ERPシステムはその中でもっとも重要な役割を果たします。ERPシステムを会計以外の領域(販売や購買、生産など)も含めて導入している企業では、各部門の業務プロセスを包括的に管理し、各部門で発生したデータをリアルタイムに会計データとして把握することが可能になります。

ERPシステムの強みを最大限発揮するために、各部門は社内の全取引を標準的なデータ入力手順に従ってERPシステムに入力する必要があります。同一の指針に従ってデータを入力すれば、誤入力や入力漏れが減り、データの質が向上し、経営データの報告サイクルを大幅に短縮することができます。

また、請求書、注文書、その他全ての取引文書を含む全ての取引情報をデジタル化し、一元管理することは、一貫性のあるデータ入力が促進され、会計データの信頼性が向上します。ERPシステムを会計業務などの特定の業務にのみ導入している企業では、ERPとERP以外の業務システムとのデータ連携や、業務システム内でのデータ処理のサイクルなどに改修が必要になるかもしれません。

さらに、ERPなどの基幹システムの周辺のオペレーション領域では、ワークフロー自動化、オンライン取引ポータル、手作業の自動化推進、社内の形式的事務手続きの削減といった施策が、より合理的で包括的なデジタルプロセスに寄与し、バーチャル決算を実現する上で効果的です。

FAQ(よくある質問)

バーチャル決算のメリットは、何ですか?

バーチャル決算の最大のメリットは、企業が月末や期末だけでなく、財務データを継続的に監視して文字通りオンデマンドで帳簿を締められることです。これにより、経営者が戦略的な意思決定に必要な経営データに、必要なタイミングでアクセスできるようになります。

また、会計プロセスが統合的にデジタル化されることで、経理財務部門の担当者はそれまでの手作業による業務オペレーションから解放され、より付加価値の高い業務へとシフトすることが可能となり、経理財務部門の生産性の向上とワークエンゲージメントの向上が期待されます。さらに、デジタルを活用した洗練されたオペレーションと経営貢献への手応えを感じられる組織は、外部人材にとっても非常に魅力的な組織となることは間違いありません。

バーチャル決算のデメリットは、何ですか?

バーチャル決算には、いくつかのデメリットもあります。業務部門、財務部門その他の組織に多額の投資が必要となり、特に大企業の場合、会計ITシステムの変革は非常に高額な費用を伴う可能性があります。

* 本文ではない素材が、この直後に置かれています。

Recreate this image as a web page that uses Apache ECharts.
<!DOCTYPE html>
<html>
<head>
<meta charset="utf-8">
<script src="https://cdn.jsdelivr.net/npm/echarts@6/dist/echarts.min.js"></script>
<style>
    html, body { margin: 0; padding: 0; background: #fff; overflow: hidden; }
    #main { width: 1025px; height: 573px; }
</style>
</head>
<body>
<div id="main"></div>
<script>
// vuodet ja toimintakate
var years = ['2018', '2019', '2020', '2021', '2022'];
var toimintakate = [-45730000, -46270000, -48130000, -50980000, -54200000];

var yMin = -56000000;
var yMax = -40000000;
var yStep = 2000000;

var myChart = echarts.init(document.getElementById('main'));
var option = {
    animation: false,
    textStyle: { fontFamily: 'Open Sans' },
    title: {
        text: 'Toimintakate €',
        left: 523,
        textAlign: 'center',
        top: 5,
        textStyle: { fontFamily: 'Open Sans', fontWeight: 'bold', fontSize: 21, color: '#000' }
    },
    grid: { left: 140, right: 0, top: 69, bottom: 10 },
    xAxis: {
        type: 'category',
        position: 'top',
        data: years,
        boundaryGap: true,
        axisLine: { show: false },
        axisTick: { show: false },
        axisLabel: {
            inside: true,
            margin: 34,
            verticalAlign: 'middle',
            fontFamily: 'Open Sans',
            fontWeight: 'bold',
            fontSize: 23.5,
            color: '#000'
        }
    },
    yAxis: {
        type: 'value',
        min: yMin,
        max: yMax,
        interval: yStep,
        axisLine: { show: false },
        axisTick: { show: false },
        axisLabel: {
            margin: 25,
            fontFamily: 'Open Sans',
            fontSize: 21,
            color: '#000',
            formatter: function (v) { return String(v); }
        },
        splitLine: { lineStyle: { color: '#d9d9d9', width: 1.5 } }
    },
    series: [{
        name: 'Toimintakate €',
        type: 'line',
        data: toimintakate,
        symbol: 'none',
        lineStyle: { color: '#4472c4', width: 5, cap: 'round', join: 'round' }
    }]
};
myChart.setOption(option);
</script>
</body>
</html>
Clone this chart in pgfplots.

情報の収集、入力、保管の方法に関する企業文化を変容するために、スタッフが時間と労力を費やす必要もあります。バーチャル決算への移行が、外部ソースにいくつかの課題をもたらす可能性もあります。取引先や顧客、他の企業も同じバーチャルプラットフォームを使用しているとは限らず、彼らは、バーチャル決算実現のために企業が導入する処理に不慣れである可能性もあります。